Primeiro de maio de 2009, dia de São José Operário. Véspera de seu casamento, o estudante de engenharia e surfista Eduardo Martins decidiu comemorar sua despedida de solteiro no mar do Recreio, com os amigos de surfe, entre eles o médico e seminarista Guido Schäffer. Embora as condições para a prática do esporte estivessem perfeitas — água azul turquesa, céu limpo, temperatura agradável e ondas com bom tamanho —, uma manobra acidentada pôs fim à vida do futuro padre. A prancha escorregou acertando a nuca de Guido, que morreu afogado aos 34 anos. Sua morte provocou enorme comoção. E, antes mesmo que seu corpo fosse enterrado, o seminarista passou a ser visto como o “anjo surfista”.
Agora, passados mais de cinco anos, a Arquidiocese do Rio aguarda o nada a opor do Vaticano para dar início ao processo de beatificação. A previsão é que a resposta venha até o mês que vem. O pedido foi feito em maio deste ano, mas as razões que levaram a Igreja a reivindicar seu nome para santo revelaram-se ainda na missa de corpo presente. À época, mais de duas mil pessoas se reuniram na Igreja de Nossa Senhora de Copacabana, entre elas cerca de 80 monges beneditinos, padres, fiéis e o próprio Dom Orani Tempesta, que naquele momento acabara de ser nomeado arcebispo do Rio.
— Foi uma apoteose — lembra Dom Roberto Lopes, bispo responsável pelo levantamento de possíveis candidatos a santo do Rio — A igreja ficou lotada, quase não consegui entrar de tão cheia. Naquele momento, quando morreu, Guido era um seminarista, estava cursando teologia. Mas também era médico e dedicava a vida aos pobres. Ele era uma espécie de Francisco de Assis carioca. Uma pessoa carismática e caridosa.
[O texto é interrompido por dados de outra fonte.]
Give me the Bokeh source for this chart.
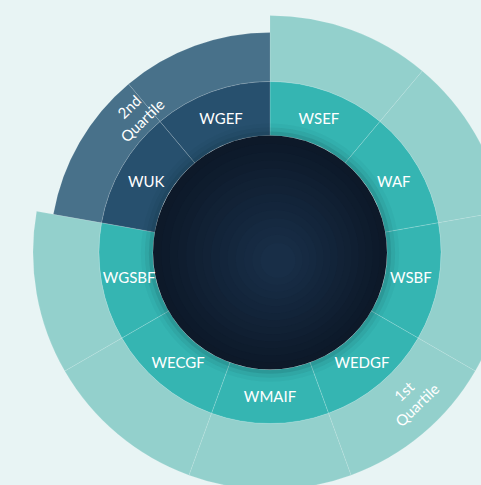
import numpy as np
from bokeh.plotting import figure
from bokeh.models import ColumnDataSource
from bokeh.core.properties import value
from bokeh.embed import file_html
from bokeh.resources import INLINE
from bokeh.core.templates import get_env

# ---- data ----
funds = ["WSEF", "WAF", "WSBF", "WEDGF", "WMAIF", "WECGF", "WGSBF", "WUK", "WGEF"]
weights = [1, 1, 1, 1, 1, 1, 1, 1, 1]
quartile = [1, 1, 1, 1, 1, 1, 1, 2, 2]
quartile_labels = ["1st\nQuartile", "2nd\nQuartile"]

# ---- styling ----
W, H = 481, 485
CX, CY = 269.5, 233.0
R0, R1 = 117, 171
R_OUT = {1: 237, 2: 220}
inner_col = {1: "#35B5B2", 2: "#27506E"}
outer_col = {1: "#93D0CC", 2: "#48718A"}
BG = "#E8F4F4"
FONT = "Lato"

tot = float(sum(weights))
cum = np.concatenate([[0], np.cumsum(weights)]) / tot * 360.0
start = [np.deg2rad(90 - cum[i + 1]) for i in range(len(funds))]
end = [np.deg2rad(90 - cum[i]) for i in range(len(funds))]
mid = [np.deg2rad(90 - (cum[i] + cum[i + 1]) / 2) for i in range(len(funds))]

p = figure(width=W, height=H, x_range=(0, W), y_range=(0, H),
           output_backend="svg", toolbar_location=None, min_border=0,
           background_fill_color=BG, border_fill_color=BG, outline_line_color=None)
p.axis.visible = False
p.grid.visible = False

src = ColumnDataSource(dict(
    x=[CX] * len(funds), y=[CY] * len(funds),
    start=start, end=end,
    outer=[R_OUT[q] for q in quartile],
    ocol=[outer_col[q] for q in quartile],
    icol=[inner_col[q] for q in quartile],
))

# outer ring
p.annular_wedge(x="x", y="y", inner_radius=R1, outer_radius="outer",
                start_angle="start", end_angle="end", source=src,
                fill_color="ocol", line_color="#FFFFFF", line_alpha=0.15, line_width=0.8)
# inner ring
p.annular_wedge(x="x", y="y", inner_radius=R0, outer_radius=R1,
                start_angle="start", end_angle="end", source=src,
                fill_color="icol", line_color="#FFFFFF", line_alpha=0.2, line_width=0.8)
# subtle inner shading of inner ring
for k, a in enumerate([0.10, 0.07, 0.04]):
    p.annular_wedge(x="x", y="y", inner_radius=R0, outer_radius=R0 + 4 * (k + 1),
                    start_angle="start", end_angle="end", source=src,
                    fill_color="#0B2A33", fill_alpha=a, line_color=None)

# center disc with radial gradient approximation
steps = 14
for k in range(steps):
    t = k / (steps - 1)
    r = R0 * (1 - t * 0.85)
    c0 = np.array([0x0D, 0x19, 0x29])
    c1 = np.array([0x18, 0x2E, 0x47])
    c = (c0 + (c1 - c0) * t).astype(int)
    col = "#%02x%02x%02x" % tuple(c)
    p.circle(x=[CX + 8 * t], y=[CY - 8 * t], radius=r, fill_color=col, line_color=None)

# fund labels
LR = 143
p.text(x=[CX + LR * np.cos(m) for m in mid], y=[CY + LR * np.sin(m) for m in mid],
       text=funds, text_align="center", text_baseline="middle",
       text_color="white", text_font=value(FONT), text_font_size="15px")

# quartile labels
qs = sorted(set(quartile))
qx, qy, qa = [], [], []
for q in qs:
    idx = [i for i, v in enumerate(quartile) if v == q]
    a0 = cum[idx[0]]
    a1 = cum[idx[-1] + 1]
    am = (a0 + a1) / 2 - 4
    th = np.deg2rad(90 - am)
    rr = (R1 + R_OUT[q]) / 2 - 2
    qx.append(CX + rr * np.cos(th))
    qy.append(CY + rr * np.sin(th))
    qa.append(th - np.pi / 2 if np.sin(th) > 0 else th + np.pi / 2)
p.text(x=qx, y=qy, text=[quartile_labels[q - 1] for q in qs], angle=qa,
       text_align="center", text_baseline="middle", text_line_height=1.05,
       text_color="white", text_font=value(FONT), text_font_size="15px")

tmpl = get_env().from_string(
    '{% extends "file.html" %}{% block preamble %}<style>html,body{background:'
    + BG + ';}</style>{% endblock %}')
open("out.html", "w").write(file_html(p, INLINE, template=tmpl))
Segundo Dom Roberto, Guido encarna a figura de um santo genuinamente carioca. Apesar de ter nascido em Volta Redonda, viveu boa parte de sua vida em Copacabana. Apaixonado pela obra de São Francisco de Assis e pelo surfe, ele criou uma forma própria de atrair “novas ovelhas” para a fé.
— Eu era amigo do Maurício, irmão dele, que também surfava. Um dia, apareceu o Guido e logo ficamos amigos. Na época, eu tinha terminado um relacionamento e me sentia uma pessoa um pouco insensível, fria. Com apenas três semanas, ele me chamou para rezar um terço depois do surfe. Achei curioso. Depois me chamou para participar de um grupo de oração que ele havia criado na Igreja Nossa Senhora da Paz, a pedido do padre Jorjão. O grupo começou com umas 12 pessoas. Logo, viramos 150 — contou Eduardo Martins, que se casou no dia seguinte à morte do amigo com a jovem que conhecera na igreja.
Ex-campeão de ondas gigantes, vencedor do primeiro Tow-in World Cup, em 2002, o surfista Rodrigo Resende, o Monster, também conviveu com Guido durante muitos anos:
— Conheci o Guido na Faculdade de Medicina. Ele era um cara muito generoso e especial. Nós íamos para a casa dele estudar para as provas. Eram horas de estudo. Então, quando a gente dava uma paradinha para refrescar, ele vinha com a Bíblia. Era curioso, eu nunca fui muito católico, mas gostava de ouvi-lo falar. Ele tinha o dom da pregação. Sei que toda vez que eu ia para o Havaí para participar de algum campeonato, antes passava na casa dele para pedir que rezasse por mim. Não há um dia em que a gente não se lembre dele.
Médico e professor de Guido, responsável pela 4ª e 20ª Enfermarias da Santa Casa da Misericórdia na época em que ele trabalhou no hospital, Milton Arantes lembra que o seminarista o ajudou a recuperar a crença no próprio homem.
— Quando o conheci , eu tinha retornado de um período em Londres que me marcou muito. Lá, todos usavam as mesmas enfermarias, pobres e ricos, que eram espaços amplos e arejados. Quando voltei, tentei transportar para cá a mesma experiência. Só que no Brasil, um país com tamanha carga religiosa, só os ricos têm bons hospitais. Nas enfermarias da Santa Casa, só havia pobres. E muita miséria. Essa discrepância me fazia repensar a própria existência de Deus. Mas o Guido, por sua humanidade, pela maneira como ele olhava e escutava cada doente, me ajudou a recuperar essa crença. Ele me mostrou a importância de manter a fé para acreditar no ser humano — disse.